*Exercise*
Copy exactly the lines from the start of the material through the line with "2.7, 1.5, 0.5];". Pictures stay out of the copy.

*Recorded information*
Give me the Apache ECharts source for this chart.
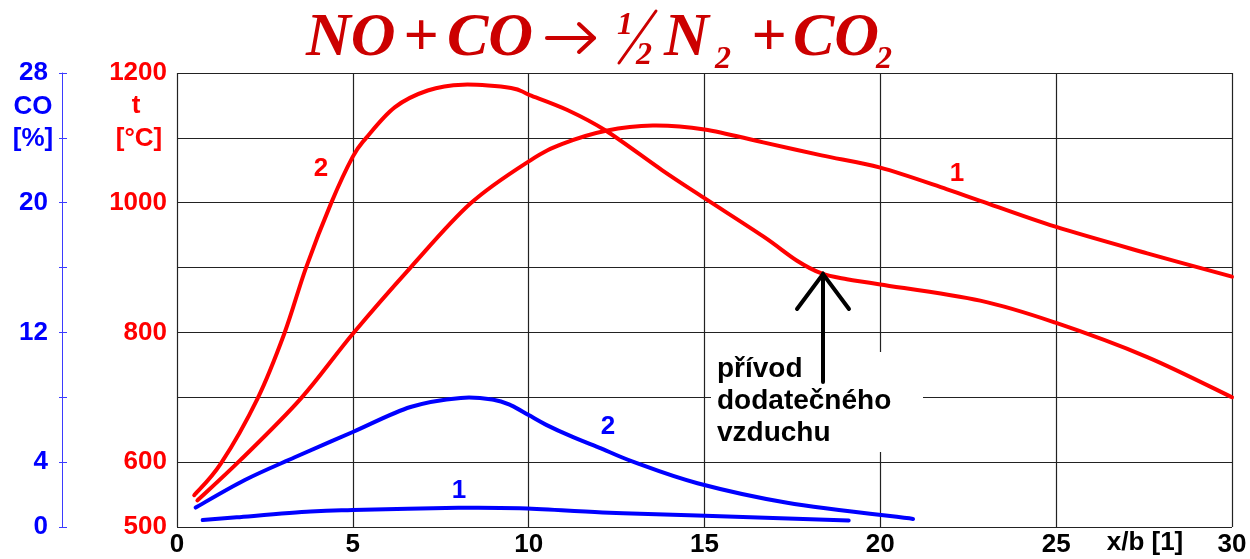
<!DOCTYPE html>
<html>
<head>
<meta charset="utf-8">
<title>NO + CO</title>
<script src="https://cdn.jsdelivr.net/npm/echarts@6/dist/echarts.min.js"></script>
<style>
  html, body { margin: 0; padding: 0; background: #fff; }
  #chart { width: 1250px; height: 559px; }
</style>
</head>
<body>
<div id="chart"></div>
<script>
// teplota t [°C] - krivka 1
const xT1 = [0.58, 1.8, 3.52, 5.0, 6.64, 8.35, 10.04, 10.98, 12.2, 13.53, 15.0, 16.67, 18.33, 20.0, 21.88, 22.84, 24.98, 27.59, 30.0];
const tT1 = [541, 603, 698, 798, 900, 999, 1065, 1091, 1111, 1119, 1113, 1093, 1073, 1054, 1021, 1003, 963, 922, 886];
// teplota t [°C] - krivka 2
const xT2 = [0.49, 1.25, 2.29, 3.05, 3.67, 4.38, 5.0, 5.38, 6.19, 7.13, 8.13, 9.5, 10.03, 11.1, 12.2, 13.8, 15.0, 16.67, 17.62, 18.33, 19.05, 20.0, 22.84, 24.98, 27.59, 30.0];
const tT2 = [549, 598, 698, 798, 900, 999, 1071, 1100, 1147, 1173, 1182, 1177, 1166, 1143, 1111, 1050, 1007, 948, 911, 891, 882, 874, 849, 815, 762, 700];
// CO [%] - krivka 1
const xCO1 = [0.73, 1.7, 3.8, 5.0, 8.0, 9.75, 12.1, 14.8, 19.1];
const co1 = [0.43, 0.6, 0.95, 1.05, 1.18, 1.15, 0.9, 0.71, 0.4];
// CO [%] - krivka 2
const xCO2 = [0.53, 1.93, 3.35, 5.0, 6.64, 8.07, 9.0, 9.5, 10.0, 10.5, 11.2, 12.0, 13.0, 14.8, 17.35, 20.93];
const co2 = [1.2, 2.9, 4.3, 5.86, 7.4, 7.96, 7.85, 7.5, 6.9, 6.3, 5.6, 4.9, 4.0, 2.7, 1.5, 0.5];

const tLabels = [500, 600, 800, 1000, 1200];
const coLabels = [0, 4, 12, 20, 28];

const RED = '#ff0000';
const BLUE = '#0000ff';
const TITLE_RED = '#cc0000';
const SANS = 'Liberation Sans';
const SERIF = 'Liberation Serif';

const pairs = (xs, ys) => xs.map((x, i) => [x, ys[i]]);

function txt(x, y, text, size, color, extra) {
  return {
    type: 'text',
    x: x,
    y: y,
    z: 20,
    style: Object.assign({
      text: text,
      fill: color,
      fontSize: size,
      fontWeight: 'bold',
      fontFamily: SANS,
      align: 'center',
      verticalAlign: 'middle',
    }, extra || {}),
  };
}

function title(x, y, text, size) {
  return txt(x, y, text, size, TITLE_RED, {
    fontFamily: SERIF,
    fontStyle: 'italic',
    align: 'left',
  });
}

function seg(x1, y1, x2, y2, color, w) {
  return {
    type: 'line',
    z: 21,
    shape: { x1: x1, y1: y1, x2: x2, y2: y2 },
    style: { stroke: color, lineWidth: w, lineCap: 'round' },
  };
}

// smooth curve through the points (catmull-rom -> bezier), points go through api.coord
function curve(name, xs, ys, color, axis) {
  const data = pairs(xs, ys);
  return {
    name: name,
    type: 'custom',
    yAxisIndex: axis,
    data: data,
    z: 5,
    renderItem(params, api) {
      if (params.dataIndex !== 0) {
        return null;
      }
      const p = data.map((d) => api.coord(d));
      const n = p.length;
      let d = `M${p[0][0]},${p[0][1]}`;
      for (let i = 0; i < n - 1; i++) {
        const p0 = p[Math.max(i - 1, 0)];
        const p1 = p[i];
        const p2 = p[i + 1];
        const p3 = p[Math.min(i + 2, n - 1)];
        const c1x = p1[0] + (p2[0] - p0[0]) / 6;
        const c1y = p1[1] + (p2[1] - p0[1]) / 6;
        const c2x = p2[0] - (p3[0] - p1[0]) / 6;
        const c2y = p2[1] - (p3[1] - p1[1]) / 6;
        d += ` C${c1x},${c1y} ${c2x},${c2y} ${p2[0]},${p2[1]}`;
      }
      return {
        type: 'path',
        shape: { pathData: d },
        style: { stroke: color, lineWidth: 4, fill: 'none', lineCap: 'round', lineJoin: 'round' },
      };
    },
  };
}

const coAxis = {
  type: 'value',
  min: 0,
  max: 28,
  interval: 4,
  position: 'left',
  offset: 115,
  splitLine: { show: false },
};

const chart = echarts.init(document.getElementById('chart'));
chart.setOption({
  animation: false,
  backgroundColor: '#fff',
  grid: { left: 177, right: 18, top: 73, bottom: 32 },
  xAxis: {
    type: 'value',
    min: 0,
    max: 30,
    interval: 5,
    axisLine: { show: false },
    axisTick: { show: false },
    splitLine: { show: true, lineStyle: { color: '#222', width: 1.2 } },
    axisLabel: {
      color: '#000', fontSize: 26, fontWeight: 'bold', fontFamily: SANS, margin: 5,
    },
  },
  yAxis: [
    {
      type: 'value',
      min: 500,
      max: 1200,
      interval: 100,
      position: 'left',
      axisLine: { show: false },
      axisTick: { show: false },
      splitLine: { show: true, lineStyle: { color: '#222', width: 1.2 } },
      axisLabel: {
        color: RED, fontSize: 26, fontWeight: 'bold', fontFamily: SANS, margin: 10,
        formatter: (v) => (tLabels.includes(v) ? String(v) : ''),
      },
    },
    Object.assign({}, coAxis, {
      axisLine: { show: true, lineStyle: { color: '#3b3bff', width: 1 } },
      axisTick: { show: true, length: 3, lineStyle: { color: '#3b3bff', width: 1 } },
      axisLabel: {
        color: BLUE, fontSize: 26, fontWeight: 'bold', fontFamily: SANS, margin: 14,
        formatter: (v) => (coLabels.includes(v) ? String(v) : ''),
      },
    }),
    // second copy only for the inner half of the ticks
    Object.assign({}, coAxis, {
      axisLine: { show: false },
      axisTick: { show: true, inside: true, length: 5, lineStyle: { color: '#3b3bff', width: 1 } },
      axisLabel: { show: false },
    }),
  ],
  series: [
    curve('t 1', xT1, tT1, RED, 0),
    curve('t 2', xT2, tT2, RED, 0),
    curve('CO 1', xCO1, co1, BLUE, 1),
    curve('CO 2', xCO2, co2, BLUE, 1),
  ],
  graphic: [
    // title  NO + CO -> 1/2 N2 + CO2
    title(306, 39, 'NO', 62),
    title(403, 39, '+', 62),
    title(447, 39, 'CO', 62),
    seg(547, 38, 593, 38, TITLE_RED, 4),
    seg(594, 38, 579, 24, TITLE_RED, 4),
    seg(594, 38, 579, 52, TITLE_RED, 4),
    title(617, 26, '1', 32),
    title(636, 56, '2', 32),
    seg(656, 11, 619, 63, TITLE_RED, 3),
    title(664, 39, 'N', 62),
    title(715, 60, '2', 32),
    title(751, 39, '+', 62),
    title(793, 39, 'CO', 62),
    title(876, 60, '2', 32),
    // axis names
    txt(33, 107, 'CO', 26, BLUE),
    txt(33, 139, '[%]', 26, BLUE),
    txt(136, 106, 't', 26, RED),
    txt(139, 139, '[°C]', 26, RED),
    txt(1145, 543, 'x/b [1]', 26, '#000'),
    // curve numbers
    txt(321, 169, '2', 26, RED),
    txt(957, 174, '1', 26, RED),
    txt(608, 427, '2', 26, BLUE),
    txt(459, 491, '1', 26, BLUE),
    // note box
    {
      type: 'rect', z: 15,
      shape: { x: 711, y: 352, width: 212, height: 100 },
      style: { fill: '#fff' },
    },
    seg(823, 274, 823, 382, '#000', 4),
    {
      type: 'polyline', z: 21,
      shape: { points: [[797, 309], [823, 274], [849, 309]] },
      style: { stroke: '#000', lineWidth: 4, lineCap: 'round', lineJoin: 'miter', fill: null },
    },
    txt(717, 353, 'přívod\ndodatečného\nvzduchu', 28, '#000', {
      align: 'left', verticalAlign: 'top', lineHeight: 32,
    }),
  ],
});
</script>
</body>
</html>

*Solution to the problem*
Give me the Apache ECharts source for this chart.
<!DOCTYPE html>
<html>
<head>
<meta charset="utf-8">
<title>NO + CO</title>
<script src="https://cdn.jsdelivr.net/npm/echarts@6/dist/echarts.min.js"></script>
<style>
  html, body { margin: 0; padding: 0; background: #fff; }
  #chart { width: 1250px; height: 559px; }
</style>
</head>
<body>
<div id="chart"></div>
<script>
// teplota t [°C] - krivka 1
const xT1 = [0.58, 1.8, 3.52, 5.0, 6.64, 8.35, 10.04, 10.98, 12.2, 13.53, 15.0, 16.67, 18.33, 20.0, 21.88, 22.84, 24.98, 27.59, 30.0];
const tT1 = [541, 603, 698, 798, 900, 999, 1065, 1091, 1111, 1119, 1113, 1093, 1073, 1054, 1021, 1003, 963, 922, 886];
// teplota t [°C] - krivka 2
const xT2 = [0.49, 1.25, 2.29, 3.05, 3.67, 4.38, 5.0, 5.38, 6.19, 7.13, 8.13, 9.5, 10.03, 11.1, 12.2, 13.8, 15.0, 16.67, 17.62, 18.33, 19.05, 20.0, 22.84, 24.98, 27.59, 30.0];
const tT2 = [549, 598, 698, 798, 900, 999, 1071, 1100, 1147, 1173, 1182, 1177, 1166, 1143, 1111, 1050, 1007, 948, 911, 891, 882, 874, 849, 815, 762, 700];
// CO [%] - krivka 1
const xCO1 = [0.73, 1.7, 3.8, 5.0, 8.0, 9.75, 12.1, 14.8, 19.1];
const co1 = [0.43, 0.6, 0.95, 1.05, 1.18, 1.15, 0.9, 0.71, 0.4];
// CO [%] - krivka 2
const xCO2 = [0.53, 1.93, 3.35, 5.0, 6.64, 8.07, 9.0, 9.5, 10.0, 10.5, 11.2, 12.0, 13.0, 14.8, 17.35, 20.93];
const co2 = [1.2, 2.9, 4.3, 5.86, 7.4, 7.96, 7.85, 7.5, 6.9, 6.3, 5.6, 4.9, 4.0, 2.7, 1.5, 0.5];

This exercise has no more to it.